If the many worlds interpretation of QM is correct, and there is a universe for every possible state, then there is a universe where you dropped an egg on the floor, where it cracked and spread out all over, and then reassembled itself and hopped into your hand. This happens in 1 out of 10^googleplex or so universes.
In some universe, you built a “maxwell’s demon”, put it into a tank with a mix of red and blue food dye, and it separated the two colors through your demon’s membrane. I’m thinking the probability here is something like 10^graham’s number. When you show it off to your friends, in most universes, it doesn’t work, but in that improbable one, it does. Of course, it becomes more improbable every instant it is “running”, but in something like 1 out of 10^tree(3) universes, it would act somewhat consistently.

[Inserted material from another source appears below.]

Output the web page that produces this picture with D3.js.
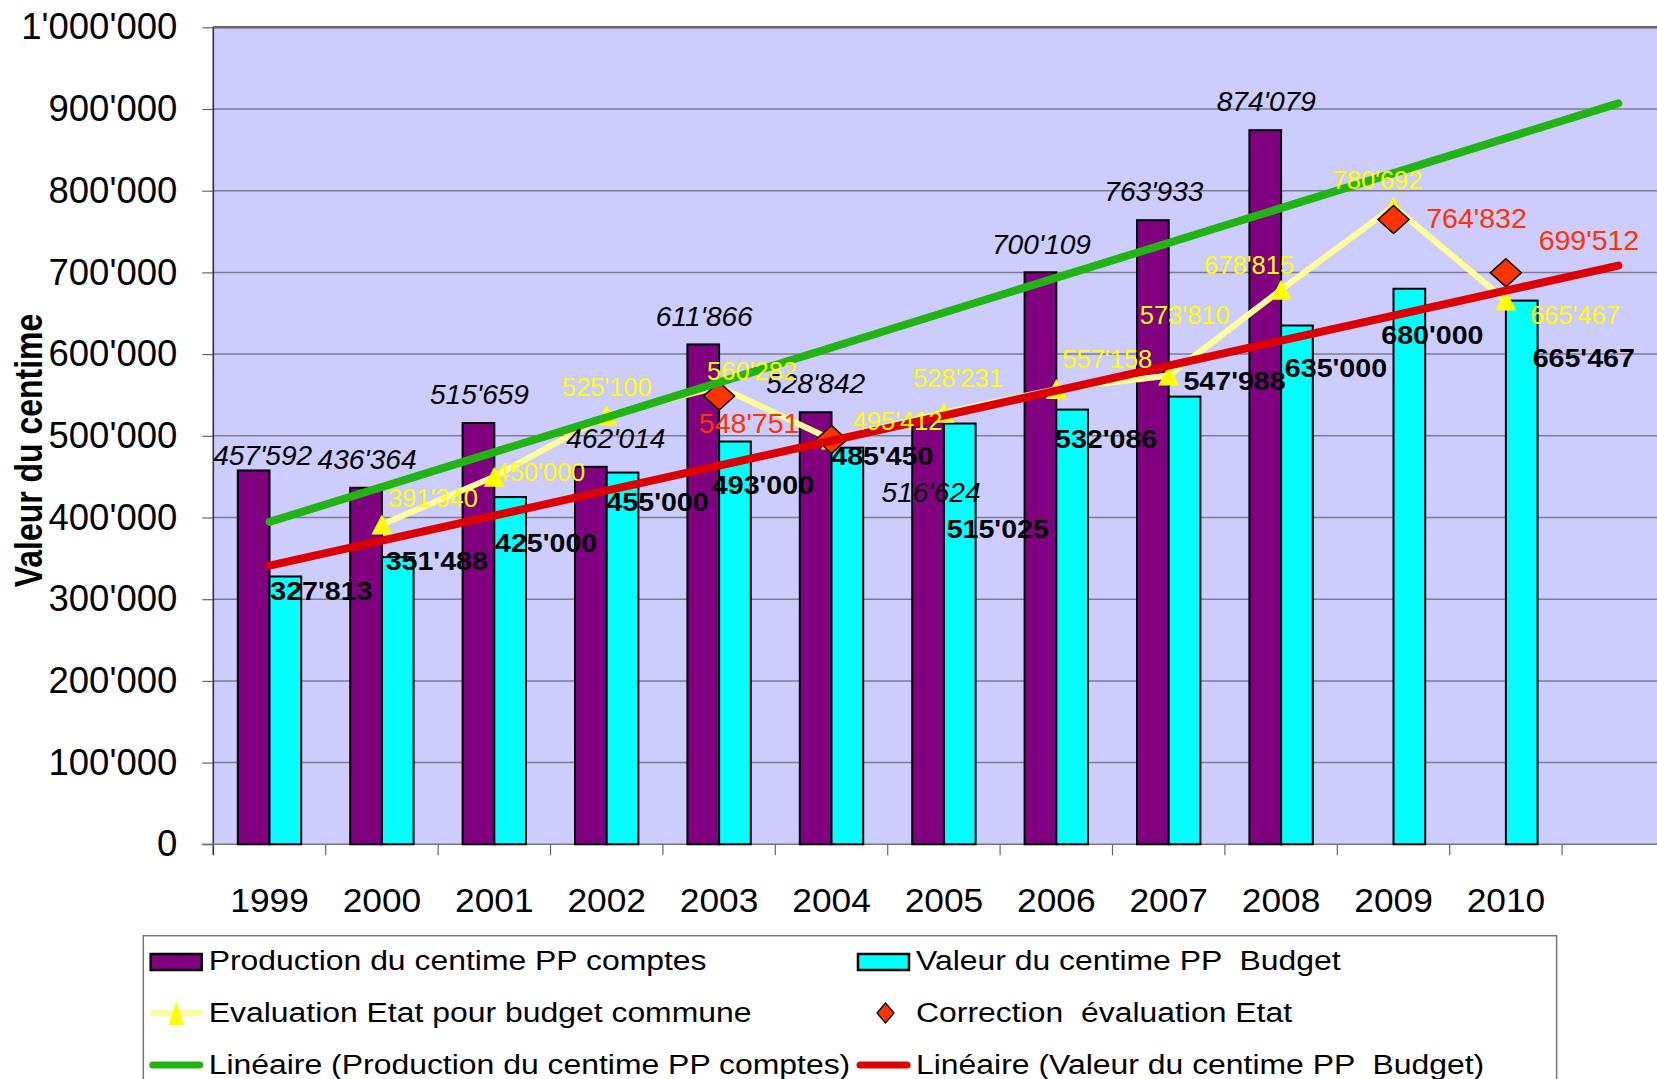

None of this would change the laws of physics, and would be entirely allowed, just rather unlikely. Physicist who watched your maxwell’s demon at play would scratch their heads and wonder what they got wrong, but not that many of them, compared to the countless number of worlds where the physicist just watch as you fail at your demonstration.
In one out of 10^tree(graham’s number) universes, this maxwell demon is a manufactured device that consistently works to separate liquids or gasses. In all of these universes, it would be exactly as likely for the effect to happen spontaneously, without the use of your manufactured device. In these universes, physics would be the same, and we would not need an sort of re-writing to account for the behavior, but if you actually lived in one of them, you’d probably be tempted to come up with a physical law to describe the improbable behavior, just as if you were playing poker, and kept getting dealt a royal flush, you may think that there is some reason why that happens, other than just pure chance.
There really is nothing saying the the entropy of a local system has to go up, just that it pretty much always does. It would not violate any laws for entropy to decrease in a local area for a brief time, it is just not likely to happen. One of the speculations of the big bang was that it came out of a transient and unlikely dip in entropy in a local area.